The PSNI Chief Constable’s recent remarks on Loyalist intimidation in North Belfast are nothing short of a disgrace. When asked about the UDA’s role in forcing Catholic families and migrant workers from their homes in previous weeks, he said that the PSNI “doesn’t care if you are part of the UDA or whatever acronym you want to use – pack it up.”
 
We say: This is not leadership – it’s a pass-off. Unionist death squads have spent decades driving people from their homes with threats, beatings, and petrol bombs. Instead of calling them what they are, the Crown Forces flippantly brush it aside like it’s nothing. That is the reality of British policing in Ireland: excuses for Loyalists, crackdowns for Republicans.
 
If the IRA had driven Protestant families out of a community, the British state would lose its mind. Stormont and Westminster would be in crisis meetings, the PSNI would be swarming the area, and the media would howl about a “return to war.” But when loyalist terror gangs burn out families from a Catholic background or force migrant tenants to pack up and leave, the response is silence, excuses, and hollow lines about “individual members”.That double standard has always been there – Catholics and migrants are left at the mercy of gangs, while Stormonts heavily armed security wing stands back.
 
Housing in North Belfast has always been used as a weapon. Any new Catholic or migrant neighbours are treated as a threat, and the footsoldiers of Unionism are free to enforce segregation on the ground.
 
The PSNI’s role is clear: they don’t confront the gangs – they manage them, give cover to them, and let intimidation carry on. That is not ‘policing’, it’s collaboration.

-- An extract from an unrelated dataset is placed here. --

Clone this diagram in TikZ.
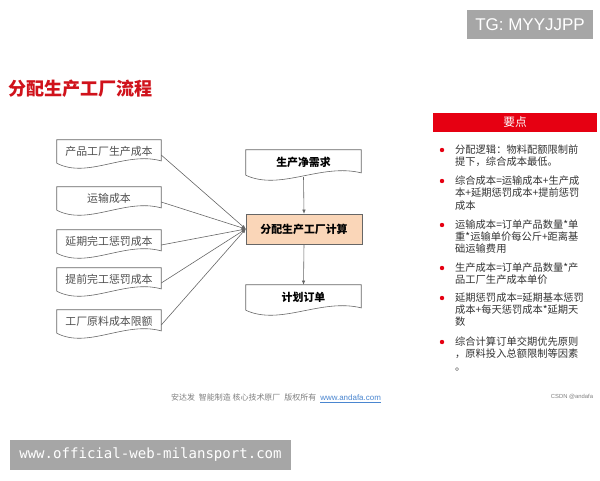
\documentclass[tikz,border=0pt]{standalone}
\usepackage{fontspec}
\usepackage{xcolor}
\usepackage{tikz}
\usetikzlibrary{arrows.meta}
\setmainfont{Noto Sans CJK SC}
\newfontfamily\tagfont{Liberation Sans}
\newfontfamily\urlfont{DejaVu Sans Mono}

\definecolor{titlered}{HTML}{D0121B}
\definecolor{headred}{HTML}{E60012}
\definecolor{peach}{HTML}{FAD6B8}
\definecolor{taggray}{HTML}{A6A6A6}
\definecolor{linegray}{HTML}{666666}
\definecolor{boxtext}{HTML}{505050}
\definecolor{darktext}{HTML}{333333}
\definecolor{linkblue}{HTML}{4A86D0}

% document outline with a wavy lower edge: node name, width in px
\newcommand{\docwave}[2]{%
  \draw[linegray, line width=0.5pt] (#1.south west) -- (#1.north west) -- (#1.north east)
    -- ([yshift=2pt]#1.south east)
    .. controls +(-0.35*#2,-10) and +(0.3*#2,16) .. (#1.south west);}

\begin{document}
\begin{tikzpicture}[x=0.03cm, y=-0.03cm,
  costbox/.style={minimum width=3.12cm, minimum height=0.69cm, inner sep=0pt,
    text=boxtext, font=\fontsize{9.3pt}{11pt}\selectfont},
  flowbox/.style={minimum width=3.45cm, minimum height=0.75cm, inner sep=0pt,
    text=black, font=\fontsize{9.3pt}{11pt}\selectfont\bfseries},
  calcbox/.style={draw=linegray, fill=peach, minimum width=3.48cm, minimum height=0.9cm,
    inner sep=0pt, font=\fontsize{9.3pt}{11pt}\selectfont\bfseries},
  feed/.style={linegray, line width=0.5pt, -{Latex[length=3.5pt,width=3pt]}},
  pointtext/.style={anchor=north west, inner sep=0pt, text width=4.4cm, align=left,
    text=darktext, font=\fontsize{8.75pt}{10.5pt}\selectfont},
  graytag/.style={fill=taggray, text=white, inner sep=0pt}]

  \fill[white] (0,0) rectangle (600,480);
  \useasboundingbox (0,0) rectangle (600,480);

  \node[graytag, minimum width=3.78cm, minimum height=0.87cm, font=\tagfont\fontsize{14.5pt}{16pt}\selectfont]
    (tg) at (530,25) {TG: MYYJJPP};
  \node[anchor=west, inner sep=0pt, text=titlered, font=\fontsize{15.4pt}{17pt}\selectfont\bfseries]
    (title) at (8,89) {分配生产工厂流程};

  % cost inputs
  \node[costbox] (prodcost)  at (109,151.5) {产品工厂生产成本};
  \node[costbox] (freight)   at (109,198.5) {运输成本};
  \node[costbox] (latefine)  at (109,241.5) {延期完工惩罚成本};
  \node[costbox] (earlyfine) at (109,279.5) {提前完工惩罚成本};
  \node[costbox] (rawlimit)  at (109,321.5) {工厂原料成本限额};
  \foreach \n in {prodcost,freight,latefine,earlyfine,rawlimit}
    \docwave{\n}{104};

  % main flow
  \node[flowbox] (netneed) at (303.5,162.5) {生产净需求};
  \docwave{netneed}{115};
  \node[calcbox] (calc) at (304,229) {分配生产工厂计算};
  \node[flowbox] (plan) at (303.5,297.5) {计划订单};
  \docwave{plan}{115};

  \foreach \n in {prodcost,freight,latefine,earlyfine,rawlimit}
    \draw[feed] ([yshift=-3pt]\n.east) -- (calc.west);
  \draw[feed] ([yshift=-1.7pt]netneed.south) -- (calc.north);
  \draw[feed] (calc.south) -- (plan.north);

  % key points
  \node[fill=headred, text=white, minimum width=4.92cm, minimum height=0.57cm, inner sep=0pt,
    font=\fontsize{10pt}{12pt}\selectfont] (head) at (515,122.5) {要点};
  \foreach \y/\txt [count=\i] in {
      150/{分配逻辑：物料配额限制前\\提下，综合成本最低。},
      181/{综合成本=运输成本+生产成\\本+延期惩罚成本+提前惩罚\\成本},
      225/{运输成本=订单产品数量*单\\重*运输单价每公斤+距离基\\础运输费用},
      268/{生产成本=订单产品数量*产\\品工厂生产成本单价},
      298/{延期惩罚成本=延期基本惩罚\\成本+每天惩罚成本*延期天\\数},
      342/{综合计算订单交期优先原则\\，原料投入总额限制等因素\\。}} {
    \fill[headred] (442,\y) circle (2.2);
    \node[pointtext] (point\i) at (455,\y-5.5) {\txt};
  }

  % footer
  \node[inner sep=0pt, text=gray, font=\fontsize{6.8pt}{8pt}\selectfont] (footer) at (276,398)
    {安达发\enspace 智能制造 核心技术原厂\enspace 版权所有\enspace \textcolor{linkblue}{\tagfont\underline{www.andafa.com}}};
  \node[inner sep=0pt, text=gray, font=\tagfont\fontsize{5pt}{6pt}\selectfont] (csdn) at (572,397) {CSDN @andafa};
  \node[graytag, minimum width=8.43cm, minimum height=0.9cm, font=\urlfont\fontsize{12pt}{14pt}\selectfont]
    (site) at (150.5,455) {www.official-web-milansport.com};
\end{tikzpicture}
\end{document}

We say it clearly: Unionist death squads like the UDA and others are not acronyms, not “groups,” not “individuals” – they are organised gangs of sectarian criminals historically utilised by the state; and the PSNI are not neutral – they are part of the same system that has always turned a blind eye to attacks on Catholics and migrants.
 
The truth is simple – as long as the British state and their Loyalist gangs operate here, working-class communities will never know safety. There can be no tolerance for sectarian or racist intimidation, and no tolerance for Crown Force indifference. Anything less is a green light for more violence.